Although Gary Oldman and Harrison Ford sleepwalk through the movie as rival masters of the universe, Amber Heard and Embeth Davidtz’s persuasive performances help it all glide by mindlessly but painlessly to an obvious conclusion. The Blu-ray image is good; extras are deleted scenes and featurettes.
(LionsGate)
This sequel to the action flick about middle-aged secret agents is entertaining enough, although it’s like the Smokey and the Bandit movies where it seems the actors are having more fun goofing off on-set than the audience does watching the movie.
Still, it has enough explosive artillery to satisfy genre fans, and tongue-in-cheek performances by Mary Louise Parker, Helen Mirren, Anthony Hopkins and Bruce Willis keep this overlong parody on track. The hi-def transfer looks excellent; extras include a gag reel, deleted scenes and a making-of documentary.
The Vivien Leigh Collection
(Cohen Media)
Vivien Leigh became famous in 1939 with her Oscar-winning Scarlett O’Hara in Gone with the Wind, but the beautiful and talented stage actress had been making films in her native England for years: this 1937-8 quartet provides a peek into her onscreen versatility.
Fire Over England is watchable historical fluff, while the other films—Dark Journey, Storm in a Teacup and St. Martin’s Lane—are sentimental romantic fodder with little going for them except Leigh’s presence. The Blu-ray transfers look excellent; lone extra is a discussion by Leigh expert and biographer Kendra Bean.
Animals
(Artsploitation)
What begins as a beguiling dramedy about a sexually confused teen with a talking teddy bear companion becomes a totally different animal by the time of its “shocking” high-school shooter finale.
Director Marcel Fores confidently deals with tricky subject matter, and even if it’s a bumpy ride at times, there’s enough grounding in both emotional and psychological reality to make it worthwhile. Extras include commentary and featurettes.
The Half Brother
(MHZ)
Set in the grimy French port of Le Havre, Blood is a gritty policier about a group of detectives solving perplexing murder cases; the actors are super, the writing and directing realistic, and the investigations arrestingly use the English Channel town’s visual blight.

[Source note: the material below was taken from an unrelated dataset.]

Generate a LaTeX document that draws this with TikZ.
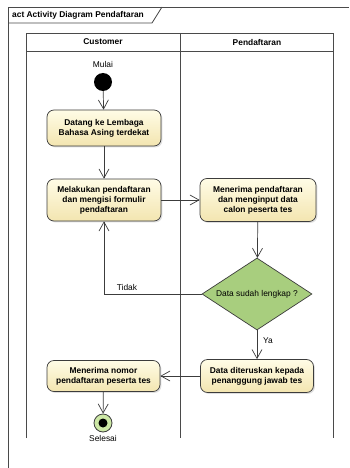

The absorbing Norwegian mini-series The Half Brother is involving from the get-go, when the case of a disappeared young man begins with the raping of his virgin mother, who nearly dies from the attack. There’s top-notch acting by several generations of Norway’s stars, from Ghita Norby (who was in Hansun, so her burning a Hansun book is a sly in-joke) to Mariann Hole and Agnes Kittlesen.
(Virgil)
This trenchant documentary devastatingly shows how, after Shane’s lover Tom dies in a freak accident, Shane is shunned by Tom’s family and literally erased from their son’s short life.
Through emotional interviews with Shane, his family and his and Tom’s friends, director Linda Bloodworth-Thomson maps an unforgettable journey through the sadly ongoing battle between love and bigotry.
(Icarus)
In Chris Marker and Pierre Llohme’s cinema verite portrait of Paris in May, 1962 (after the end of the Algerian War), dozens of Parisians wax philosophically about their lives and where they are headed as a society.
But its 143 intellectually packed minutes are an endurance test because only a few of the participants’ arguments and opinions are clearly articulated. Judicious tightening would make this snapshot even stronger. Both English and French versions are included—the English one narrated by Simone Signoret—and a bonus disc includes deleted scenes and related short films.
(Indiepix)
Iranian expatriate director Shirin Neshat has made an impassioned study of several women in her home country in 1953, when a coup d’etat engineered by the Americans and British made the Shah ruler for a quarter-century until the Muslim Revolution overthrew him and led to the captivity of American embassy hostages.
The strongly drawn quartet of disparate female characters is well-acted by Shabnam Tolouei, Pegah Ferydoni, Arita Shahrzad and Orsolya Tóth; Neshat’s ability to deal with sociological and historical issues is also vividly realized. Extras include an interview with Neshat.